The four components of TF145 were Task Forces West, Central, North and Black, drawn respectively from the US Navy’s SEAL Team 6, a Delta Squadron, a Ranger battalion and a UK SAS squadron. In one of the very few academic analyses of JSOC operations, Steve Niva describes the process, quoting Mark Urban’s Task Force Black:

By the summer of 2005, JSOC teams undertook an estimated 300 raids per month, hitting targets every night, eventually turning their focus from traditional high-value targets to suspected local players and middle mangers in insurgent networks.

Niva then reports the high point of the process, Operation Arcadia:

During the spring of 2006, using the expanded bandwidth and constant surveillance by unmanned aircraft, JSOC executed a series of raids, known as Operation Arcadia, in which it hunted and killed large numbers of alleged al-Qaeda operatives, ultimately leading to the 7 June killing of Abu Musab al-Zaqarwi by a JSOC airstrike.

The entire JSOC operation was subsequently credited with suppressing much of the Iraq insurgency, but there are two elements that are disturbing, especially in the current context.

One is that the JSOC teams maintained their own detention centres where there are indications of torture and abuse of detainees.

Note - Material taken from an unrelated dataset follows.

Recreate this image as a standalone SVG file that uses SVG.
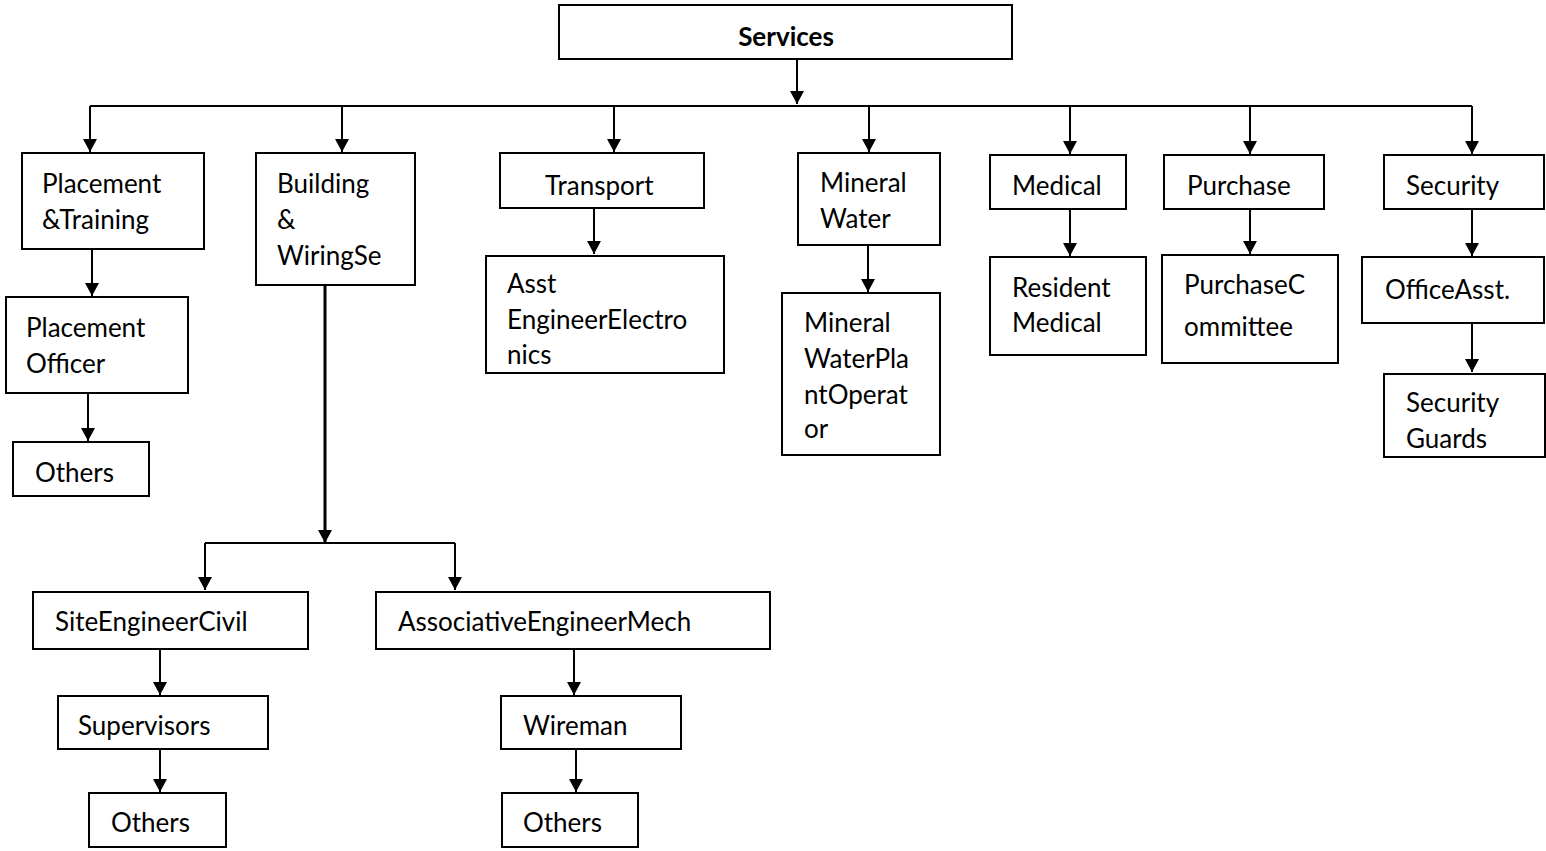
<svg xmlns="http://www.w3.org/2000/svg" width="1546" height="851" viewBox="0 0 1546 851">
<defs>
<style>
.box{fill:#fff;stroke:#000;stroke-width:2}
.t{font-family:Lato,"Liberation Sans",sans-serif;font-size:26px;fill:#000}
.b{font-weight:bold}
.c{fill:none;stroke:#000;stroke-width:2}
.thick{stroke-width:3}
</style>
<marker id="ah" markerUnits="userSpaceOnUse" markerWidth="14" markerHeight="14" refX="13" refY="7" orient="auto">
<path d="M0,0 L13,7 L0,14 z" fill="#000"/>
</marker>
</defs>
<rect width="1546" height="851" fill="#fff"/>
<g id="connectors">
<path class="c" d="M797,60 V104" marker-end="url(#ah)"/>
<path class="c" d="M90,106 H1472"/>
<path class="c" d="M90,106 V152" marker-end="url(#ah)"/>
<path class="c" d="M342,106 V152" marker-end="url(#ah)"/>
<path class="c" d="M614,106 V152" marker-end="url(#ah)"/>
<path class="c" d="M869,106 V152" marker-end="url(#ah)"/>
<path class="c" d="M1070,106 V154" marker-end="url(#ah)"/>
<path class="c" d="M1250,106 V154" marker-end="url(#ah)"/>
<path class="c" d="M1472,106 V154" marker-end="url(#ah)"/>
<path class="c" d="M92,249 V296" marker-end="url(#ah)"/>
<path class="c" d="M88,393 V441" marker-end="url(#ah)"/>
<path class="c thick" d="M325,285 V543" marker-end="url(#ah)"/>
<path class="c" d="M205,543 H455"/>
<path class="c" d="M205,543 V590" marker-end="url(#ah)"/>
<path class="c" d="M455,543 V590" marker-end="url(#ah)"/>
<path class="c" d="M160,649 V695" marker-end="url(#ah)"/>
<path class="c" d="M160,749 V792" marker-end="url(#ah)"/>
<path class="c" d="M574,649 V695" marker-end="url(#ah)"/>
<path class="c" d="M576,749 V792" marker-end="url(#ah)"/>
<path class="c" d="M594,208 V254" marker-end="url(#ah)"/>
<path class="c" d="M868,245 V292" marker-end="url(#ah)"/>
<path class="c" d="M1070,209 V256" marker-end="url(#ah)"/>
<path class="c" d="M1250,209 V254" marker-end="url(#ah)"/>
<path class="c" d="M1472,209 V256" marker-end="url(#ah)"/>
<path class="c" d="M1472,323 V372" marker-end="url(#ah)"/>
</g>
<g id="services"><rect class="box" x="559" y="5" width="453" height="54"/><text class="t b" x="786" y="46" text-anchor="middle">Services</text></g>
<g id="placement-training"><rect class="box" x="22" y="153" width="182" height="96"/><text class="t" x="42" y="193">Placement</text><text class="t" x="42" y="229">&amp;Training</text></g>
<g id="building-wiring"><rect class="box" x="256" y="153" width="159" height="132"/><text class="t" x="277" y="193">Building</text><text class="t" x="277" y="229">&amp;</text><text class="t" x="277" y="265">WiringSe</text></g>
<g id="placement-officer"><rect class="box" x="6" y="297" width="182" height="96"/><text class="t" x="26" y="337">Placement</text><text class="t" x="26" y="373">Officer</text></g>
<g id="others-1"><rect class="box" x="13" y="442" width="136" height="54"/><text class="t" x="35" y="482">Others</text></g>
<g id="transport"><rect class="box" x="500" y="153" width="204" height="55"/><text class="t" x="545" y="195">Transport</text></g>
<g id="asst-engineer"><rect class="box" x="486" y="256" width="238" height="117"/><text class="t" x="507" y="293">Asst</text><text class="t" x="507" y="329">EngineerElectro</text><text class="t" x="507" y="364">nics</text></g>
<g id="mineral-water"><rect class="box" x="798" y="153" width="142" height="92"/><text class="t" x="820" y="192">Mineral</text><text class="t" x="820" y="228">Water</text></g>
<g id="mineral-operator"><rect class="box" x="782" y="293" width="158" height="162"/><text class="t" x="804" y="332">Mineral</text><text class="t" x="804" y="368">WaterPla</text><text class="t" x="804" y="404">ntOperat</text><text class="t" x="804" y="438">or</text></g>
<g id="medical"><rect class="box" x="990" y="155" width="136" height="54"/><text class="t" x="1012" y="195">Medical</text></g>
<g id="resident-medical"><rect class="box" x="990" y="257" width="156" height="98"/><text class="t" x="1012" y="297">Resident</text><text class="t" x="1012" y="332">Medical</text></g>
<g id="purchase"><rect class="box" x="1164" y="155" width="160" height="54"/><text class="t" x="1187" y="195">Purchase</text></g>
<g id="purchase-committee"><rect class="box" x="1162" y="255" width="176" height="108"/><text class="t" x="1184" y="294">PurchaseC</text><text class="t" x="1184" y="336">ommittee</text></g>
<g id="security"><rect class="box" x="1384" y="155" width="160" height="54"/><text class="t" x="1406" y="195">Security</text></g>
<g id="office-asst"><rect class="box" x="1362" y="257" width="182" height="66"/><text class="t" x="1385" y="299">OfficeAsst.</text></g>
<g id="security-guards"><rect class="box" x="1384" y="374" width="161" height="83"/><text class="t" x="1406" y="412">Security</text><text class="t" x="1406" y="448">Guards</text></g>
<g id="site-engineer"><rect class="box" x="33" y="592" width="275" height="57"/><text class="t" x="55" y="631">SiteEngineerCivil</text></g>
<g id="supervisors"><rect class="box" x="58" y="696" width="210" height="53"/><text class="t" x="78" y="735">Supervisors</text></g>
<g id="others-2"><rect class="box" x="89" y="793" width="137" height="54"/><text class="t" x="111" y="832">Others</text></g>
<g id="associative-engineer"><rect class="box" x="376" y="592" width="394" height="57"/><text class="t" x="398" y="631">AssociativeEngineerMech</text></g>
<g id="wireman"><rect class="box" x="501" y="696" width="180" height="53"/><text class="t" x="523" y="735">Wireman</text></g>
<g id="others-3"><rect class="box" x="502" y="793" width="136" height="54"/><text class="t" x="523" y="832">Others</text></g>
</svg>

Very little is know about this, but the numbers are most likely much higher than the CIA involvement.

One centre was converted from a former Iraqi army base and was known as Camp Nama. It included a key facility, the Black Room, where the euphemistically termed “enhanced interrogation techniques” were practiced.

One of the very few references to the Black Room, a New York Times report from 2006, describes how “prisoners at Camp Nama often disappeared into a detention black hole, barred from access to lawyers or relatives, and confined for weeks without charges”. What went on in the Black Room was also barred to the Red Cross.

Recruiting ground

The extent of the use of torture and the numbers involved during JSOC’s operations in Iraq, including UK involvement, are not in the public domain and probably never will be.

The second element of concern brings us right up to date. Among the tens of thousands of Iraqis detained by the coalition, some for years at a time and including 24,000 in the massive Camp Bucca prison south of Basra, were many who had survived Operation Arcadia and other ISOC operations.

They were either released when the US withdrew or were handed over to the Iraqi government, only to be freed in a series of extraordinary prison breaks in 2012 conducted by what we now call Islamic State. Many of them now form the most important element of jihadist paramilitary leadership within Islamic State, presenting huge problems for the US and its allies as, once more, western intervention in the Middle East escalates.